Shilkret is almost forgotten now, but he may have made more records than anyone else in history, conducting the Victor studio pop. His autobiography Nathanial Shilkret: Sixty Years in the Music Business was completed around 1965, while he lived in his daughter Barbara's home. She and her son (also called Nathaniel Shilkret, but had shortened his name to Niel Shell) prepared it for publication by Scarecrow Press in 2005. It is absolutely fascinating.

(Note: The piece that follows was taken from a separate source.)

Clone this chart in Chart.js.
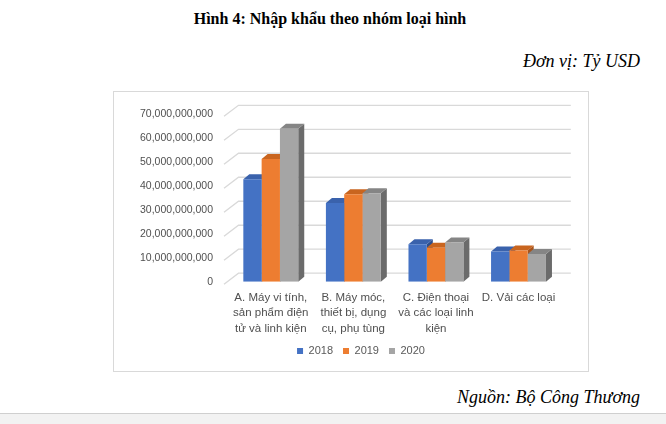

One anecdote: Shilkret probably oversaw the first (acoustic) recording of Gershwin's Rhapsody In Blue in 1924, by Paul Whiteman; when electric recording began, the old acoustic studios were too small, and Shilkret had discovered Liederkranz Hall in the German Club, which turned out to be ideal for many years, but it took the engineers a while to learn how to use it, and at first it wasn't soundproofed, so cops were hired outdoors to try to keep the street noise down. When an electrical remake of Rhapsody In Blue was being made in 1927, Gershwin and the piano were 100 feet from the orchestra, and Whiteman was 200 feet away. Furthermore, Whiteman had been playing the piece on the road, making cuts and speeding it up for dancers, and Gershwin didn't like his new version. There was a lot of tension at the recording session, and Whiteman finally marched out, saying 'Take over, Nat.' So Shilkret conducted the new recording. (Edward Jablonski, Gershwin's biographer, says that Whiteman composed himself and came back to the room, surprised to find the recording underway.) Shlkret, a friend of Gershwin's, also conducted the first recording of An American in Paris.